As the global economic outlook continues to worsen, relatively open emerging markets like Indonesia must strike a balance between supporting growth and maintaining financial stability.
As the eurozone crisis drags on and growth in China and India looks soft, the fear is that all the hot money that flowed into Indonesia over the last few years will just as readily rush back out the door.
Although it kept its benchmark interest rate on hold at a record low of 5.75 per cent on Tuesday, Bank Indonesia, the central bank, noted the deteriorating global climate and emphasized its recent efforts to support the weakening rupiah and prevent the build up of inflationary pressures.
The big policy from BI was not the decision to hold rates but the attempts to support the currency, says Fauzi Ichsan, an economist at Standard Chartered in Jakarta.
In a statement released alongside the latest rate decision, BI said that it would encourage more supply of foreign currency “to manage depreciation pressure triggered by worsening crisis in euro area and negative sentiment in the global financial market.” The central bank has already said it will introduce dollar term deposits in a bid draw more foreign currency into the market.

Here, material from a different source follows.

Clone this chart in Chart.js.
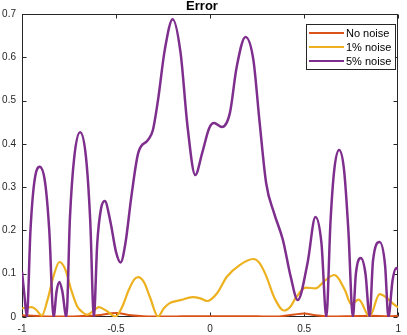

While demand for dollars is high due to the semi-annual repatriation of profits and repayment of foreign currency loans, supply is weak because of a dearth of new external portfolio investors and the fact that exporters are sitting on their dollars in expectation of a further weakening in the rupiah.
Indonesia’s foreign exchange reserves have already fallen to $111.5bn at the end of May from $116.4bn at the end of April.
Fitch, a credit rating agency, said last week that this decline was not yet a “cause for concern”.
But if the euro crisis drags on for months, Ichsan believes that reserves of $111.5bn, or 6.2 weeks of import cover, will not be sufficient.
“The biggest concern for BI is the currency and the outcome will be very much determined by how the crisis in Europe is handled by the EU and IMF,” he said.
Currency traders are not feeling too optimistic. Short positions on the rupiah have increased to the highest level since 2008, according to a Reuters survey.
Indonesia is not alone in this situation and other emerging markets like India have also seen their currency take a hit as a result of the gathering storm.
More open emerging markets like Indonesia might suffer the sharpest outflows in tough times but, the hope is, their relative openness will help maintain long-term investor credibility, ensuring the foreign money comes back when sentiment turns.